▸ **Exercise brief**: Starting at the line that contains "Reproduce this chart" and stopping at the line that contains "ax.lines[-1].set_dashes((3.3, 2.0))", repeat every line exactly, the two end lines included, and nothing else.

======== Exercise materials

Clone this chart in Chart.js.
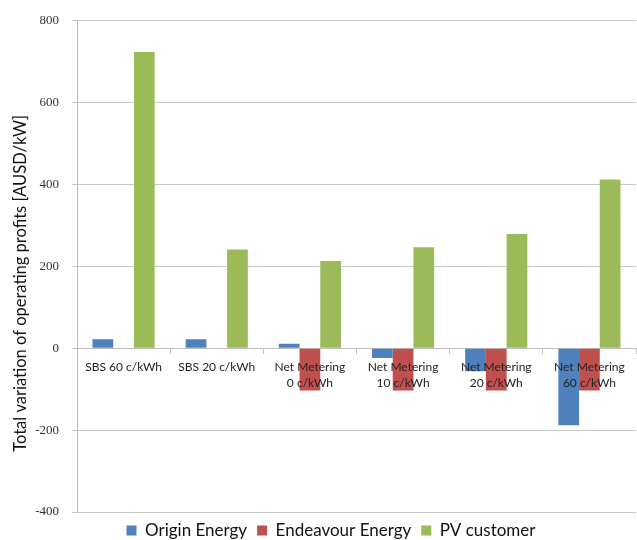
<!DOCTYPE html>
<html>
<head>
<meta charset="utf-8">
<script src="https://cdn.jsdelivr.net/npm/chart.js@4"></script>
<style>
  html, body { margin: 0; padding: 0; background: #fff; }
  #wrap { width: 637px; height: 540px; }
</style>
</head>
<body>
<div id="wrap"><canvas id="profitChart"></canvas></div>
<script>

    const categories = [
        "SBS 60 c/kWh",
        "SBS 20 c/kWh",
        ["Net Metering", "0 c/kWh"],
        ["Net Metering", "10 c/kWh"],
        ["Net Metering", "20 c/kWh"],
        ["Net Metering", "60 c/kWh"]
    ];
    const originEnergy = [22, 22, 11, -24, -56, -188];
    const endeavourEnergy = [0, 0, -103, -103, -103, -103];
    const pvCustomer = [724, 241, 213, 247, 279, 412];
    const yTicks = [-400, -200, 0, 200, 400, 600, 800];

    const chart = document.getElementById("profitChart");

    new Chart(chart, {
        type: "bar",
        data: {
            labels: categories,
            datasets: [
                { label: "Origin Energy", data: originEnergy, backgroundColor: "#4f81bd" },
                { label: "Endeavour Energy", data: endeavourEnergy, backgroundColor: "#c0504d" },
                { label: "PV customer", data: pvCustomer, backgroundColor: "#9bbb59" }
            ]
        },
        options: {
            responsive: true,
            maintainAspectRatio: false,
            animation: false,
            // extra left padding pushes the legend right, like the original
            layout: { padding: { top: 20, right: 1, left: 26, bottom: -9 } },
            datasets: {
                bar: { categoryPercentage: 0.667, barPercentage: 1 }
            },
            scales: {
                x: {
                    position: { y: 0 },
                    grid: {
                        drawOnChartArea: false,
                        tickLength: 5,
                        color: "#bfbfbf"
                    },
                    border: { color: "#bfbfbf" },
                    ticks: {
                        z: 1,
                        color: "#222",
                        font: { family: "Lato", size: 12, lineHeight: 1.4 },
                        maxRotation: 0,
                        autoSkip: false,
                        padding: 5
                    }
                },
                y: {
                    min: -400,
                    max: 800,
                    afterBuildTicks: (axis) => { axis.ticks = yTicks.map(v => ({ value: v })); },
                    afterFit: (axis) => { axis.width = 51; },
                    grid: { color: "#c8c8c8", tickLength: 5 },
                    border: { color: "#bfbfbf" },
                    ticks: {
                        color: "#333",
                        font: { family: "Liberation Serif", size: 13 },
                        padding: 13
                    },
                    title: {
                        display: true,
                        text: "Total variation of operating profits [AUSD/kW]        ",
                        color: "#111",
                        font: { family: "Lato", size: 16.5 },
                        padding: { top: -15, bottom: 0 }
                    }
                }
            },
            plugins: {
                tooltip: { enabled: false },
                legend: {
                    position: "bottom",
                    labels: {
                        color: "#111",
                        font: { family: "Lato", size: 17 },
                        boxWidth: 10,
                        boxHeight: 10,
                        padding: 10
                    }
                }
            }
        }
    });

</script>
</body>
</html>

================
======== Exercise materials

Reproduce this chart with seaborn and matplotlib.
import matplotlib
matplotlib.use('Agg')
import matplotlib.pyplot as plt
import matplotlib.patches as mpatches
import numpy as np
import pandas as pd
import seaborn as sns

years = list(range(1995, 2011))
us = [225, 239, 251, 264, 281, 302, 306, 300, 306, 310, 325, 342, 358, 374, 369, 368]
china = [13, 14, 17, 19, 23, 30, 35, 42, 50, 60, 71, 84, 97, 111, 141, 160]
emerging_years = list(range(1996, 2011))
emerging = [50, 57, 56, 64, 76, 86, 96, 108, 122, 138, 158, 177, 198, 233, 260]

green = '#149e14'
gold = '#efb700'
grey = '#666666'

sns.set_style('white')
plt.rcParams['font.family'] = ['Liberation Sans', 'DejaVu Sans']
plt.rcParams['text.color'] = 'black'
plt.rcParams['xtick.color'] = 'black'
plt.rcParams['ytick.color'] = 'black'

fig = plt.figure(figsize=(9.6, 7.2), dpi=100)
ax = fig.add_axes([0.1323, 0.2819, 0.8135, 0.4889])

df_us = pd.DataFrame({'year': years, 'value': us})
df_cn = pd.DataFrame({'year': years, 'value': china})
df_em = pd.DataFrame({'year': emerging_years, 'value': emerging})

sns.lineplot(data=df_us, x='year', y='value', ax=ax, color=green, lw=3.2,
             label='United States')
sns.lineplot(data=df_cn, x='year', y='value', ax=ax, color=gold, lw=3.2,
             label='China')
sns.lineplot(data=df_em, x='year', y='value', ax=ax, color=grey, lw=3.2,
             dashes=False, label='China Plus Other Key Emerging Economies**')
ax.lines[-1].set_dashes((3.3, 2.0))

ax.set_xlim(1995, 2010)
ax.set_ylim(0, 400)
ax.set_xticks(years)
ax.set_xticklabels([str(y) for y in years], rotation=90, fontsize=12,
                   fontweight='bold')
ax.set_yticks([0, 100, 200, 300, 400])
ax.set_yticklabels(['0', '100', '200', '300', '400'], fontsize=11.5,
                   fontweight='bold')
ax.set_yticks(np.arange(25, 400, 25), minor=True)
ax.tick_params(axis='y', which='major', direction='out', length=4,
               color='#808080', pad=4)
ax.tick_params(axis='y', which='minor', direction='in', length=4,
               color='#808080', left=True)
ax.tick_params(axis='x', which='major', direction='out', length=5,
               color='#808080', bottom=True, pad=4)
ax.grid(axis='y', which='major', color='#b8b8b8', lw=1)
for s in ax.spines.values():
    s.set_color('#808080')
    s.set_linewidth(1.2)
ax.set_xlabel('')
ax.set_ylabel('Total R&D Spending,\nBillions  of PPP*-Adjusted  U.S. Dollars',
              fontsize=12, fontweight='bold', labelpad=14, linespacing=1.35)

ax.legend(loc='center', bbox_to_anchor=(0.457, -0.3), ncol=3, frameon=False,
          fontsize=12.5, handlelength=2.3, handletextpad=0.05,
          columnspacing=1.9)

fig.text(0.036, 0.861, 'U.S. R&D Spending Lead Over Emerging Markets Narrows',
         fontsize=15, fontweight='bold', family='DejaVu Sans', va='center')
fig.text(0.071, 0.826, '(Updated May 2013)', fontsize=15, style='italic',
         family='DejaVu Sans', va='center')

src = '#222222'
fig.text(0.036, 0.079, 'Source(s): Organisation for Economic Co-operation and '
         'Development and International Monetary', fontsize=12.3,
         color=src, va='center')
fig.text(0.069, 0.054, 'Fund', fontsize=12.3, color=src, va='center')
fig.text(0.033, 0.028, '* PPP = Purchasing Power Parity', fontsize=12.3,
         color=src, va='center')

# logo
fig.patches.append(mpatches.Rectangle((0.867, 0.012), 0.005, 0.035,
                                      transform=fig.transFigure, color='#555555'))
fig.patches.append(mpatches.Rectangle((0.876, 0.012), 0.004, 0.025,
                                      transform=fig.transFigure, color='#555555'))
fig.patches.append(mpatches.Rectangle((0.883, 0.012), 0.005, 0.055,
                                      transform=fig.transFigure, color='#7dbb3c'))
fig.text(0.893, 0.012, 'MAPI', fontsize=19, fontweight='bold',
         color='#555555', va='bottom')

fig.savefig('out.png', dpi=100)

================

▸ **Result for this exercise**:
Reproduce this chart with seaborn and matplotlib.
import matplotlib
matplotlib.use('Agg')
import matplotlib.pyplot as plt
import matplotlib.patches as mpatches
import numpy as np
import pandas as pd
import seaborn as sns

years = list(range(1995, 2011))
us = [225, 239, 251, 264, 281, 302, 306, 300, 306, 310, 325, 342, 358, 374, 369, 368]
china = [13, 14, 17, 19, 23, 30, 35, 42, 50, 60, 71, 84, 97, 111, 141, 160]
emerging_years = list(range(1996, 2011))
emerging = [50, 57, 56, 64, 76, 86, 96, 108, 122, 138, 158, 177, 198, 233, 260]

green = '#149e14'
gold = '#efb700'
grey = '#666666'

sns.set_style('white')
plt.rcParams['font.family'] = ['Liberation Sans', 'DejaVu Sans']
plt.rcParams['text.color'] = 'black'
plt.rcParams['xtick.color'] = 'black'
plt.rcParams['ytick.color'] = 'black'

fig = plt.figure(figsize=(9.6, 7.2), dpi=100)
ax = fig.add_axes([0.1323, 0.2819, 0.8135, 0.4889])

df_us = pd.DataFrame({'year': years, 'value': us})
df_cn = pd.DataFrame({'year': years, 'value': china})
df_em = pd.DataFrame({'year': emerging_years, 'value': emerging})

sns.lineplot(data=df_us, x='year', y='value', ax=ax, color=green, lw=3.2,
             label='United States')
sns.lineplot(data=df_cn, x='year', y='value', ax=ax, color=gold, lw=3.2,
             label='China')
sns.lineplot(data=df_em, x='year', y='value', ax=ax, color=grey, lw=3.2,
             dashes=False, label='China Plus Other Key Emerging Economies**')
ax.lines[-1].set_dashes((3.3, 2.0))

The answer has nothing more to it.